Should an entrepreneur be required to get permission from his competitors before opening up a new business? Yes, you read that sentence correctly, and no, it's not a trick question. Earlier today, the Pacific Legal Foundation, a public interest law firm based out of Sacramento, California, filed suit in the United States District Court for the Eastern District of Kentucky challenging a Kentucky law that effectively grants existing moving companies the power to veto the licensing application of any would-be competitors.

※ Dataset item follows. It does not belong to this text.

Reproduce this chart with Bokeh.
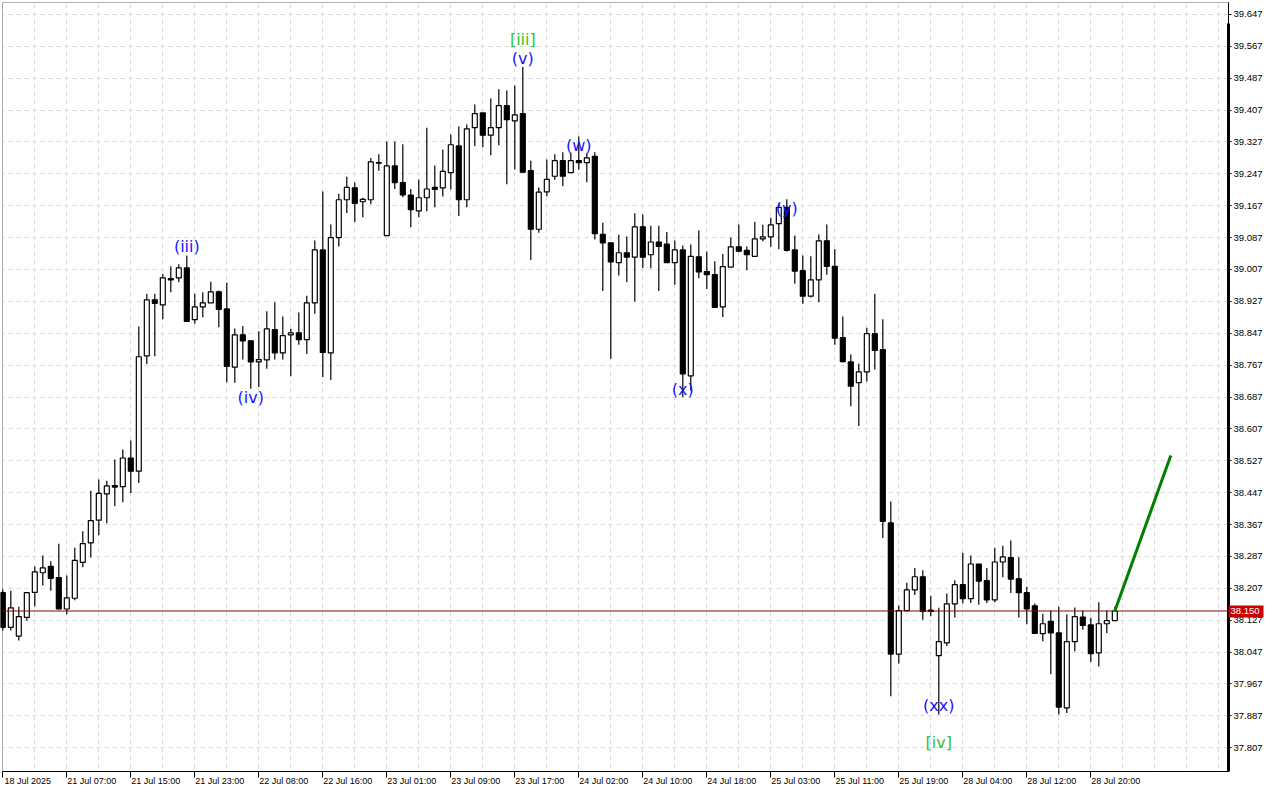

At issue is a Kentucky statute requiring moving companies to obtain a Certificate of Public Conveyance and Necessity, which, under the law, may only be issued if "existing transportation service is inadequate." How do state officials decide whether the state's current crop of moving companies are "inadequate" to the task and in need of some fresh competition? By asking them, of course. As the complaint filed by the Pacific Legal Foundation explains,
Section 281.625(1) of the Kentucky Statutes and 601 Ky. Admin. Regs. 1:030, Section 2, provide that whenever a person applies for a Certificate, the Division of Motor Carriers must notify every existing moving company of the application and give them the opportunity to file "protests" against the new
application. Section 281.625(2) provides that if an existing moving company files a "protest" against the applicant, the Division must hold an administrative hearing to determine whether to grant or deny the Certificate to the applicant.
It's one thing to justify an occupational licensing requirement on the grounds that it will protect the health, welfare, or safety of the citizenry, but this is something else entirely. The Kentucky licensing law isn't about protecting the public, it's about restricting competition for the benefit of special interests.